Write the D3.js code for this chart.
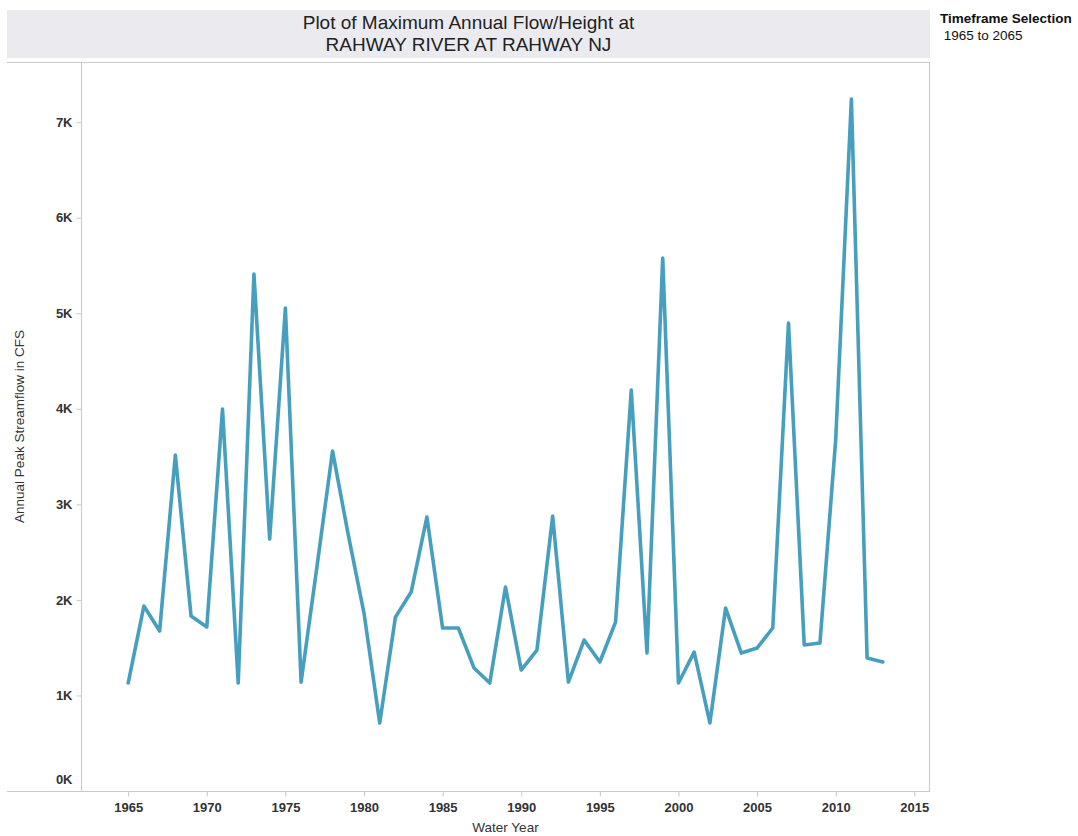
<!DOCTYPE html>
<html>
<head>
<meta charset="utf-8">
<script src="https://cdn.jsdelivr.net/npm/d3@7"></script>
<style>
  html, body { margin: 0; padding: 0; background: #fff; }
  svg { display: block; font-family: "Liberation Sans", Arial, sans-serif; }
</style>
</head>
<body>
<svg id="chart" width="1078" height="836"></svg>
<script>
// Annual peak streamflow, Rahway River at Rahway NJ (cfs)
const years = [
  1965, 1966, 1967, 1968, 1969, 1970, 1971, 1972, 1973, 1974,
  1975, 1976, 1977, 1978, 1979, 1980, 1981, 1982, 1983, 1984,
  1985, 1986, 1987, 1988, 1989, 1990, 1991, 1992, 1993, 1994,
  1995, 1996, 1997, 1998, 1999, 2000, 2001, 2002, 2003, 2004,
  2005, 2006, 2007, 2008, 2009, 2010, 2011, 2012, 2013
];
const peakFlow = [
  1130, 1936, 1674, 3516, 1831, 1716, 3997, 1130, 5410, 2637,
  5054, 1140, 2340, 3558, 2680, 1862, 712, 1820, 2082, 2867,
  1706, 1706, 1287, 1130, 2135, 1266, 1475, 2877, 1140, 1580,
  1350, 1768, 4196, 1444, 5577, 1130, 1454, 712, 1915, 1444,
  1496, 1706, 4897, 1528, 1549, 3673, 7241, 1392, 1350
];
const xTicks = [1965, 1970, 1975, 1980, 1985, 1990, 1995, 2000, 2005, 2010, 2015];
const yTicks = [0, 1000, 2000, 3000, 4000, 5000, 6000, 7000];

const titleLines = ["Plot of Maximum Annual Flow/Height at", "RAHWAY RIVER AT RAHWAY NJ"];
const legendTitle = "Timeframe Selection";
const legendValue = " 1965 to 2065";

const svg = d3.select("#chart");

const frame = { left: 7, right: 930, top: 62, bottom: 791 };
const plot = { left: 81, right: 930, top: 62, bottom: 791 };

// title band
svg.append("rect")
  .attr("x", frame.left).attr("y", 10)
  .attr("width", frame.right - frame.left).attr("height", 48)
  .attr("fill", "#ebebef");
svg.selectAll("text.title").data(titleLines).join("text")
  .attr("class", "title")
  .attr("x", (frame.left + frame.right) / 2)
  .attr("y", (d, i) => 29 + i * 22)
  .attr("text-anchor", "middle")
  .attr("font-size", 19)
  .attr("fill", "#222")
  .text(d => d);

// legend
svg.append("text").attr("x", 940).attr("y", 23)
  .attr("font-size", 13.5).attr("font-weight", "bold").attr("fill", "#111")
  .text(legendTitle);
svg.append("text").attr("x", 940).attr("y", 40)
  .attr("font-size", 13.5).attr("fill", "#111")
  .style("white-space", "pre")
  .text(legendValue);

// scales
const x = d3.scaleLinear().domain([1962, 2016]).range([plot.left, plot.right]);
const y = d3.scaleLinear().domain([0, 7630]).range([plot.bottom, plot.top]);

// frame lines
const lineColor = "#c8c8c8";
svg.append("line").attr("x1", frame.left).attr("x2", frame.right)
  .attr("y1", frame.top + 0.5).attr("y2", frame.top + 0.5)
  .attr("stroke", lineColor);
svg.append("line").attr("x1", frame.right - 0.5).attr("x2", frame.right - 0.5)
  .attr("y1", frame.top).attr("y2", frame.bottom)
  .attr("stroke", lineColor);

// y axis
const yAxis = d3.axisLeft(y).tickValues(yTicks).tickSize(5).tickPadding(4)
  .tickFormat(d => d3.format("d")(d / 1000) + "K");
const gy = svg.append("g").attr("transform", `translate(${plot.left + 0.5},0)`).call(yAxis);
gy.select(".domain").attr("stroke", lineColor).attr("d", `M0,${plot.top}V${plot.bottom}`);
gy.selectAll(".tick line").attr("stroke", lineColor);
gy.selectAll(".tick text")
  .attr("font-family", "'Liberation Sans', Arial, sans-serif")
  .attr("font-size", 13).attr("font-weight", "bold").attr("fill", "#333");
// zero label sits above the baseline
gy.selectAll(".tick").filter(d => d === 0).select("text").attr("dy", "-0.55em");
gy.selectAll(".tick").filter(d => d === 0).select("line").remove();

// x axis
const xAxis = d3.axisBottom(x).tickValues(xTicks).tickSize(5).tickPadding(6)
  .tickFormat(d3.format("d"));
const gx = svg.append("g").attr("transform", `translate(0,${plot.bottom + 0.5})`).call(xAxis);
gx.select(".domain").attr("stroke", lineColor).attr("d", `M${frame.left},0H${frame.right}`);
gx.selectAll(".tick line").attr("stroke", lineColor);
gx.selectAll(".tick text")
  .attr("font-family", "'Liberation Sans', Arial, sans-serif")
  .attr("font-size", 13).attr("font-weight", "bold").attr("fill", "#333");

// axis titles
svg.append("text")
  .attr("x", (plot.left + plot.right) / 2).attr("y", 832)
  .attr("text-anchor", "middle").attr("font-size", 13.5).attr("fill", "#333")
  .text("Water Year");
svg.append("text")
  .attr("transform", `translate(24,${(plot.top + plot.bottom) / 2}) rotate(-90)`)
  .attr("text-anchor", "middle").attr("font-size", 13.5).attr("fill", "#333")
  .text("Annual Peak Streamflow in CFS");

// data line
const series = years.map((yr, i) => ({ year: yr, value: peakFlow[i] }));
const line = d3.line().x(d => x(d.year)).y(d => y(d.value));
svg.append("path")
  .datum(series)
  .attr("d", line)
  .attr("fill", "none")
  .attr("stroke", "#479fbf")
  .attr("stroke-width", 3.6)
  .attr("stroke-linejoin", "round")
  .attr("stroke-linecap", "round");
</script>
</body>
</html>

■ Goal
Write the listing above out again exactly, dropping each image.

■ Exercise answer
Write the D3.js code for this chart.
<!DOCTYPE html>
<html>
<head>
<meta charset="utf-8">
<script src="https://cdn.jsdelivr.net/npm/d3@7"></script>
<style>
  html, body { margin: 0; padding: 0; background: #fff; }
  svg { display: block; font-family: "Liberation Sans", Arial, sans-serif; }
</style>
</head>
<body>
<svg id="chart" width="1078" height="836"></svg>
<script>
// Annual peak streamflow, Rahway River at Rahway NJ (cfs)
const years = [
  1965, 1966, 1967, 1968, 1969, 1970, 1971, 1972, 1973, 1974,
  1975, 1976, 1977, 1978, 1979, 1980, 1981, 1982, 1983, 1984,
  1985, 1986, 1987, 1988, 1989, 1990, 1991, 1992, 1993, 1994,
  1995, 1996, 1997, 1998, 1999, 2000, 2001, 2002, 2003, 2004,
  2005, 2006, 2007, 2008, 2009, 2010, 2011, 2012, 2013
];
const peakFlow = [
  1130, 1936, 1674, 3516, 1831, 1716, 3997, 1130, 5410, 2637,
  5054, 1140, 2340, 3558, 2680, 1862, 712, 1820, 2082, 2867,
  1706, 1706, 1287, 1130, 2135, 1266, 1475, 2877, 1140, 1580,
  1350, 1768, 4196, 1444, 5577, 1130, 1454, 712, 1915, 1444,
  1496, 1706, 4897, 1528, 1549, 3673, 7241, 1392, 1350
];
const xTicks = [1965, 1970, 1975, 1980, 1985, 1990, 1995, 2000, 2005, 2010, 2015];
const yTicks = [0, 1000, 2000, 3000, 4000, 5000, 6000, 7000];

const titleLines = ["Plot of Maximum Annual Flow/Height at", "RAHWAY RIVER AT RAHWAY NJ"];
const legendTitle = "Timeframe Selection";
const legendValue = " 1965 to 2065";

const svg = d3.select("#chart");

const frame = { left: 7, right: 930, top: 62, bottom: 791 };
const plot = { left: 81, right: 930, top: 62, bottom: 791 };

// title band
svg.append("rect")
  .attr("x", frame.left).attr("y", 10)
  .attr("width", frame.right - frame.left).attr("height", 48)
  .attr("fill", "#ebebef");
svg.selectAll("text.title").data(titleLines).join("text")
  .attr("class", "title")
  .attr("x", (frame.left + frame.right) / 2)
  .attr("y", (d, i) => 29 + i * 22)
  .attr("text-anchor", "middle")
  .attr("font-size", 19)
  .attr("fill", "#222")
  .text(d => d);

// legend
svg.append("text").attr("x", 940).attr("y", 23)
  .attr("font-size", 13.5).attr("font-weight", "bold").attr("fill", "#111")
  .text(legendTitle);
svg.append("text").attr("x", 940).attr("y", 40)
  .attr("font-size", 13.5).attr("fill", "#111")
  .style("white-space", "pre")
  .text(legendValue);

// scales
const x = d3.scaleLinear().domain([1962, 2016]).range([plot.left, plot.right]);
const y = d3.scaleLinear().domain([0, 7630]).range([plot.bottom, plot.top]);

// frame lines
const lineColor = "#c8c8c8";
svg.append("line").attr("x1", frame.left).attr("x2", frame.right)
  .attr("y1", frame.top + 0.5).attr("y2", frame.top + 0.5)
  .attr("stroke", lineColor);
svg.append("line").attr("x1", frame.right - 0.5).attr("x2", frame.right - 0.5)
  .attr("y1", frame.top).attr("y2", frame.bottom)
  .attr("stroke", lineColor);

// y axis
const yAxis = d3.axisLeft(y).tickValues(yTicks).tickSize(5).tickPadding(4)
  .tickFormat(d => d3.format("d")(d / 1000) + "K");
const gy = svg.append("g").attr("transform", `translate(${plot.left + 0.5},0)`).call(yAxis);
gy.select(".domain").attr("stroke", lineColor).attr("d", `M0,${plot.top}V${plot.bottom}`);
gy.selectAll(".tick line").attr("stroke", lineColor);
gy.selectAll(".tick text")
  .attr("font-family", "'Liberation Sans', Arial, sans-serif")
  .attr("font-size", 13).attr("font-weight", "bold").attr("fill", "#333");
// zero label sits above the baseline
gy.selectAll(".tick").filter(d => d === 0).select("text").attr("dy", "-0.55em");
gy.selectAll(".tick").filter(d => d === 0).select("line").remove();

// x axis
const xAxis = d3.axisBottom(x).tickValues(xTicks).tickSize(5).tickPadding(6)
  .tickFormat(d3.format("d"));
const gx = svg.append("g").attr("transform", `translate(0,${plot.bottom + 0.5})`).call(xAxis);
gx.select(".domain").attr("stroke", lineColor).attr("d", `M${frame.left},0H${frame.right}`);
gx.selectAll(".tick line").attr("stroke", lineColor);
gx.selectAll(".tick text")
  .attr("font-family", "'Liberation Sans', Arial, sans-serif")
  .attr("font-size", 13).attr("font-weight", "bold").attr("fill", "#333");

// axis titles
svg.append("text")
  .attr("x", (plot.left + plot.right) / 2).attr("y", 832)
  .attr("text-anchor", "middle").attr("font-size", 13.5).attr("fill", "#333")
  .text("Water Year");
svg.append("text")
  .attr("transform", `translate(24,${(plot.top + plot.bottom) / 2}) rotate(-90)`)
  .attr("text-anchor", "middle").attr("font-size", 13.5).attr("fill", "#333")
  .text("Annual Peak Streamflow in CFS");

// data line
const series = years.map((yr, i) => ({ year: yr, value: peakFlow[i] }));
const line = d3.line().x(d => x(d.year)).y(d => y(d.value));
svg.append("path")
  .datum(series)
  .attr("d", line)
  .attr("fill", "none")
  .attr("stroke", "#479fbf")
  .attr("stroke-width", 3.6)
  .attr("stroke-linejoin", "round")
  .attr("stroke-linecap", "round");
</script>
</body>
</html>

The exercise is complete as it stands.